49. A arte literária de Iberê Camargo

Em outubro, o “Era uma vez… uma editora” será dedicado a relembrar alguns livros que marcaram não apenas a nossa memória, como toda uma época. São obras que atualmente estão esgotadas, mas que permanecem na lembrança, no imaginário e na prateleira de muita gente. O escolhido de hoje é “No andar no tempo”, de Iberê Camargo.  Iberê era amigo de Ivan Pinheiro Machado* que, além de editor da L&PM, também é artista plástico. Ivan poderia contar melhor esta história, mas como no momento ele está na Alemanha, onde amanhã tem início a Feira Internacional do Livro de Frankfurt, vamos nos limitar a falar do livro.

Era Outono de 1988 quando mais uma obra de Iberê Camargo foi concluída. Desta vez, no entanto, sua arte não estava impressa na tela, mas em um livro publicado pela L&PM Editores. No andar do tempo ­– 9 contos e um esboço autobiográfico era o nome da obra que, em pouco mais de 100 páginas, trazia além do que o título prometia, mais dez ilustrações do pintor gaúcho de renome internacional (duas delas estão logo abaixo).

Os cinco primeiros textos de No andar do tempo, escritos na década de 80, eram marcados pela ironia e segundo escreveu o jornalista Antonio Hohfeldt na orelha do livro “Atingem certa dimensão metafísica por trás da brincadeira aparente”. “Ao fazer a barba pela manhã, vejo pelo espelho um mosquito pousado na parede do banheiro, às minhas costas. É apenas um traço vertical, minúsculo risco a creiom, na alvura vítrea do azulejo. Vou aniquilá-lo, penso comigo, com um golpe de toalha. Concedo-te a vida somente o tempo que necessito para fazer a barba. Devo usar a lâmina com cuidado, devagar, para não cortar o lábio superior já chupado pela idade. Torno a fitar o mosquito. Ele continua imóvel na imagem do espelho, à espera, sem o saber, de sua morte, como todos os viventes.” escreveu Iberê em “O mosquito”, conto que abre o livro.

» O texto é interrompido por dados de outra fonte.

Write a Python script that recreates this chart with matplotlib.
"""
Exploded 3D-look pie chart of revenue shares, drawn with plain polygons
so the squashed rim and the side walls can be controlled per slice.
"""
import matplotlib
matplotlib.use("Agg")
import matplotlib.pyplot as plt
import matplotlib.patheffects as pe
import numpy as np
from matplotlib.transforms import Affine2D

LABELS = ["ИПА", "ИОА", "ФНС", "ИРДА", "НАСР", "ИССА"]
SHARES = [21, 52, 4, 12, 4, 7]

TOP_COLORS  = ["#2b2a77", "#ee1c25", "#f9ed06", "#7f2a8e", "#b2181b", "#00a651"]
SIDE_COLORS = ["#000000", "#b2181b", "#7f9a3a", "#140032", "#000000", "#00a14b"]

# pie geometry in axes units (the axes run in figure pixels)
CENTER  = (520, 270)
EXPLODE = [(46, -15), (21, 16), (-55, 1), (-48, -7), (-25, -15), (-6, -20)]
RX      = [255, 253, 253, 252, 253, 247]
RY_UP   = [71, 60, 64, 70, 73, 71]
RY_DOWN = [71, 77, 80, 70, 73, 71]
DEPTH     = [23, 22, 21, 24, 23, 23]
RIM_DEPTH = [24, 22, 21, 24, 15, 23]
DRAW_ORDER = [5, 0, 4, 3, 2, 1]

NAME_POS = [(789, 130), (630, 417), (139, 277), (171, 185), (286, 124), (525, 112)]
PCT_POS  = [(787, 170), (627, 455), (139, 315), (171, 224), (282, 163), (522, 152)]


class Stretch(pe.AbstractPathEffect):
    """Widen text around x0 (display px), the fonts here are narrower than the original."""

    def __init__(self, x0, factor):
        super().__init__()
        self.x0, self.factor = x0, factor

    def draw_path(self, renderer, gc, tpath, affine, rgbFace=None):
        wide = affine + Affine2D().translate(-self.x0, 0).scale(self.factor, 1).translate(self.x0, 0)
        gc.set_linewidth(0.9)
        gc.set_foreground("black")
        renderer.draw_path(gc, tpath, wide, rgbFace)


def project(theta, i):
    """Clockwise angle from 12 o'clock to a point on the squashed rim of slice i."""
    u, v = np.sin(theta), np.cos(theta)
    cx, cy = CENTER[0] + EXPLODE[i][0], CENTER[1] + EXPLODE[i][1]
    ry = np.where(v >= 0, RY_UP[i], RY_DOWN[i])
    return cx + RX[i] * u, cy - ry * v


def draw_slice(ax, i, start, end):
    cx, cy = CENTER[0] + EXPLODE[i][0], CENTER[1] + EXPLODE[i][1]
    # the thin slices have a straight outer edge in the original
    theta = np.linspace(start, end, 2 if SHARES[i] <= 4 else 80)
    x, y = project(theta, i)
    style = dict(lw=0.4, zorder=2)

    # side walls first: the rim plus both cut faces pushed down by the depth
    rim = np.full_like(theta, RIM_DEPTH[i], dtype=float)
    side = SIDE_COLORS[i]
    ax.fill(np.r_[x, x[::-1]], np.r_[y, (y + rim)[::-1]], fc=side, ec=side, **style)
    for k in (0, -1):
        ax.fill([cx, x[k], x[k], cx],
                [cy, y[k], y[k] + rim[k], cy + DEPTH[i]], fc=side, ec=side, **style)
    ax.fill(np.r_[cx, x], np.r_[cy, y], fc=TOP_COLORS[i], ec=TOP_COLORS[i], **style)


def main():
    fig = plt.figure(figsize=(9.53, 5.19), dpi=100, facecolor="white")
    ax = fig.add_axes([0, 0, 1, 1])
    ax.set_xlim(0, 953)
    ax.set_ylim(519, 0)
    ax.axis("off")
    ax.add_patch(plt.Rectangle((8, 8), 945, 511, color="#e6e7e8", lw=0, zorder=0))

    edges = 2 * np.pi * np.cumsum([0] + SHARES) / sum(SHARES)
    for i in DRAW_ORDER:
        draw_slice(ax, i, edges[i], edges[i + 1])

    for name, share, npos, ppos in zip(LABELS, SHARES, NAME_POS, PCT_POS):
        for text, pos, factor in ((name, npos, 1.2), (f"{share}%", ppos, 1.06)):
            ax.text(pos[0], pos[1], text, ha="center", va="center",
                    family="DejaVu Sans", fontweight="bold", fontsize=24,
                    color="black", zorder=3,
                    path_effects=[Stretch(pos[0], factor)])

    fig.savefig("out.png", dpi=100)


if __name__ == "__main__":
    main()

Há outros quatro contos escritos por Iberê na década de 1950. Mais densos e dramáticos do que os primeiros, eles às vezes trazem os mesmo elementos de suas pinturas, como mostra um trecho de “O relógio”: “Sobre a enxada enrola-se estranha serpente: um suspensório. Ele o desenlaça e com a arte o estende por terra, desenhando um ipsilone. Encontra também um soldadinho de chumbo com a perna quebrada, uma cornetinha e carretéis…”

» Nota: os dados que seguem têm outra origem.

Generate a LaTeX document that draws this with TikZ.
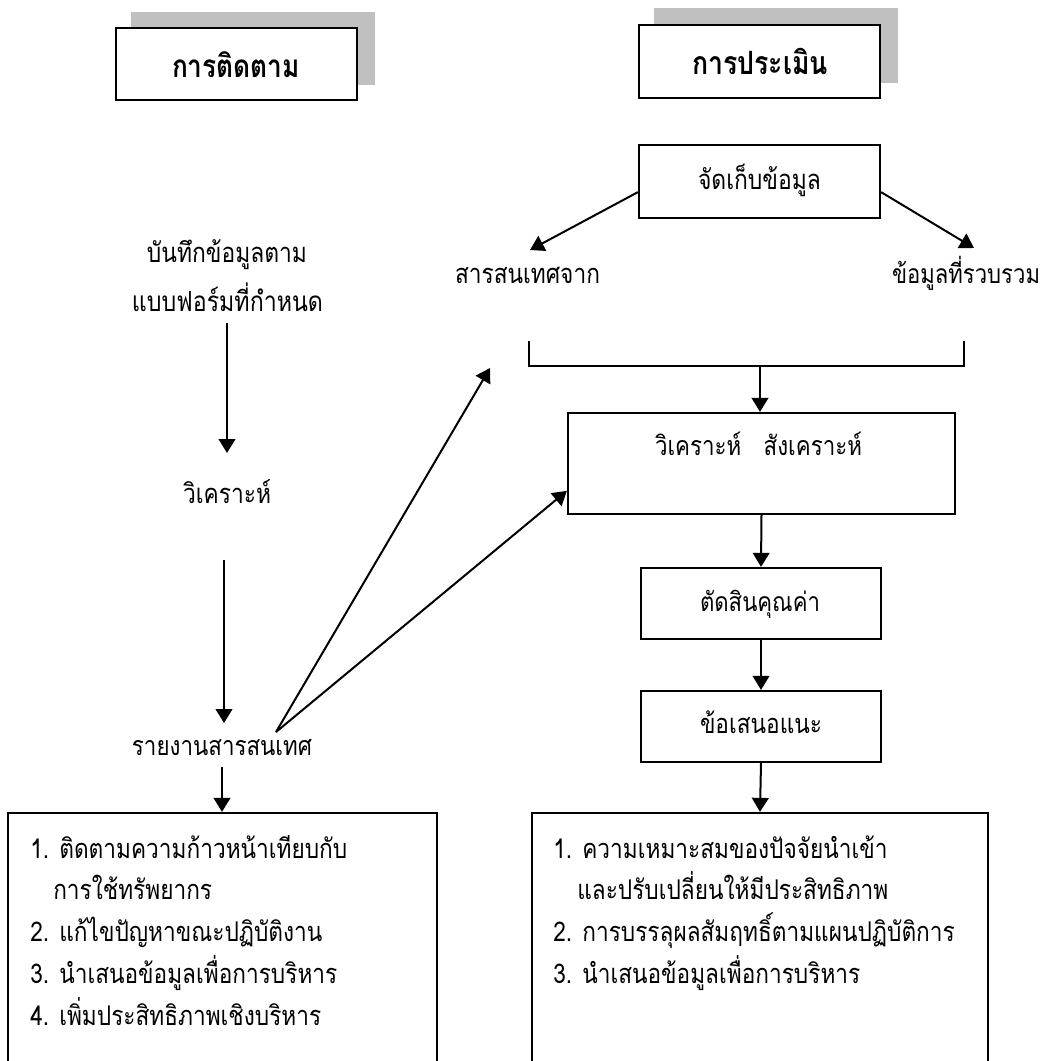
\documentclass[tikz,border=0pt]{standalone}
\usepackage{fontspec}
\usepackage{graphicx}
\setmainfont[Script=Thai]{Loma}
\usetikzlibrary{arrows.meta,calc}
\definecolor{shadowgray}{HTML}{C0C0C0}
\newcommand{\tallt}[1]{\scalebox{1}[1.2]{#1}}
\newcommand{\fitw}[2]{\tallt{\resizebox{#1pt}{!}{#2}}}
\newlength{\lstw}
\begin{document}
\settowidth{\lstw}{\fontsize{17}{20}\selectfont 3. นำเสนอข้อมูลเพื่อการบริหาร}
\pgfmathsetmacro{\lstfs}{17*230.25/\lstw}
\begin{tikzpicture}[x=0.75pt,y=-0.75pt,
  every node/.style={font=\fontsize{20}{24}\selectfont},
  frame/.style={draw, line width=1.7pt, inner sep=0pt},
  titlebox/.style={draw, line width=2.2pt, fill=white, inner sep=0pt},
  titletxt/.style={anchor=base, inner sep=0pt, font=\fontsize{20}{24}\selectfont\bfseries},
  lbl/.style={anchor=base, inner sep=0pt},
  arr/.style={line width=1.5pt, -{Triangle[length=10.5pt,width=12.5pt]}},
  lst/.style={anchor=base west, inner sep=0pt, font=\fontsize{\lstfs}{24}\selectfont},
]
\useasboundingbox (0,0) rectangle (1047,1061);
% shadows
\fill[shadowgray] (131,12) rectangle (375,85);
\fill[shadowgray] (654,8) rectangle (898,83);
% titles
\node[titlebox, minimum width=180.75pt, minimum height=54pt] (t1) at (236.5,64) {};
\node[titletxt] (t1t) at (236,77) {\fitw{96}{การติดตาม}};
\node[titlebox, minimum width=180.75pt, minimum height=54.75pt] (t2) at (759.5,61.5) {};
\node[titletxt] (t2t) at (760,74) {\fitw{102}{การประเมิน}};
% left column
\node[lbl] (rec1) at (227,262) {\fitw{120}{บันทึกข้อมูลตาม}};
\node[lbl] (rec2) at (227.5,311) {\fitw{143.25}{แบบฟอร์มที่กำหนด}};
\node[lbl] (ana) at (227,503) {\fitw{66}{วิเคราะห์}};
\node[lbl] (rep) at (222,755) {\fitw{135}{รายงานสารสนเทศ}};
\node[frame, minimum width=321.75pt, minimum height=191.25pt] (lbox) at (222.5,940.5) {};
\node[lst] (l1) at (30,858) {\tallt{1. ติดตามความก้าวหน้าเทียบกับ}};
\node[lst] (l2) at (53,899.75) {\tallt{การใช้ทรัพยากร}};
\node[lst] (l3) at (30,941.5) {\tallt{2. แก้ไขปัญหาขณะปฏิบัติงาน}};
\node[lst] (l4) at (30,983.25) {\tallt{3. นำเสนอข้อมูลเพื่อการบริหาร}};
\node[lst] (l5) at (30,1025) {\tallt{4. เพิ่มประสิทธิภาพเชิงบริหาร}};
% right column
\node[frame, minimum width=180.75pt, minimum height=54.75pt] (col) at (759.5,181.5) {};
\node[lbl] (colt) at (759.5,189) {\fitw{92.25}{จัดเก็บข้อมูล}};
\node[lbl] (src) at (527.5,283) {\fitw{108.75}{สารสนเทศจาก}};
\node[lbl] (gat) at (966,283) {\fitw{111}{ข้อมูลที่รวบรวม}};
\coordinate (bl) at (529,341);
\coordinate (br) at (964,341);
\coordinate (bm) at (760,366);
\draw[line width=1.2pt] (bl) |- (br |- bm) -- (br);
\node[frame, minimum width=290.25pt, minimum height=75.75pt] (vs) at (761.5,463.5) {};
\node[lbl] (vst) at (758.5,455) {\fitw{155.25}{วิเคราะห์\quad สังเคราะห์}};
\node[frame, minimum width=180pt, minimum height=53.25pt] (jud) at (761,603.5) {};
\node[lbl] (judt) at (760,611) {\fitw{90}{ตัดสินคุณค่า}};
\node[frame, minimum width=180pt, minimum height=53.25pt] (sug) at (761,726.5) {};
\node[lbl] (sugt) at (761,733) {\fitw{91.5}{ข้อเสนอแนะ}};
\node[frame, minimum width=342pt, minimum height=191.25pt] (rbox) at (760,940.5) {};
\node[lst] (r1) at (553,858) {\tallt{1. ความเหมาะสมของปัจจัยนำเข้า}};
\node[lst] (r2) at (577,899.75) {\tallt{และปรับเปลี่ยนให้มีประสิทธิภาพ}};
\node[lst] (r3) at (553,941.5) {\tallt{2. การบรรลุผลสัมฤทธิ์ตามแผนปฏิบัติการ}};
\node[lst] (r4) at (553,983.25) {\tallt{3. นำเสนอข้อมูลเพื่อการบริหาร}};
% connector ends
\coordinate (recEnd) at (227,323);
\coordinate (anaTop) at (227,453);
\coordinate (anaEnd) at (224,560);
\coordinate (repTop) at (224,723);
\coordinate (repEnd) at (222,767);
\coordinate (fan) at (276,732);
\coordinate (fantip) at (490,368);
\coordinate (srcTop) at (530,250);
\coordinate (gatTop) at (974,248);
% connectors
\draw[arr] (recEnd) -- (anaTop);
\draw[arr] (anaEnd) -- (repTop);
\draw[arr] (repEnd) -- (repEnd |- lbox.north);
\draw[arr] (fan) -- (fantip);
\draw[arr] (fan) -- (vs.188.67);
\draw[arr] (col.185) -- (srcTop);
\draw[arr] (col.355) -- (gatTop);
\draw[arr] (bm) -- (bm |- vs.north);
\draw[arr] (vs.south) -- (jud.north);
\draw[arr] (jud.south) -- (sug.north);
\draw[arr] (sug.south) -- (rbox.north);
\end{tikzpicture}
\end{document}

Já em “Um esboço autobiográfico”, que fecha o livro, Iberê Camargo conta desde seu nascimento: “Nasci em 18 de novembro de 1914, no Rio Grande do Sul, em Restinga Seca, onde meu pai era o agente da Estação da Viação Férrea” até sua visão de mundo: “Vejo o mundo ameaçado pela insanidade. Em 1984, em Porto Alegre, pintei um cartaz de rua que dilacerou na chuva e no vento, e escrevi um texto em solidariedade àqueles que se opõem ao holocausto nuclear. É preciso criar no Brasil uma consciência ecológica. Talvez um partido. Tenho sempre presente que a renovação é uma condição da vida. Nunca me satisfaz o que faço. Vejo nisso um estímulo permanente à criação. Ainda sou um homem à caminho.”

Este era Iberê Camargo. Eternizado em palavras e pinturas.

* Toda terça-feira, o editor Ivan Pinheiro Machado resgata histórias que aconteceram em mais de três décadas de L&PM. Este é o quadragésimo nono post da Série “Era uma vez… uma editora“.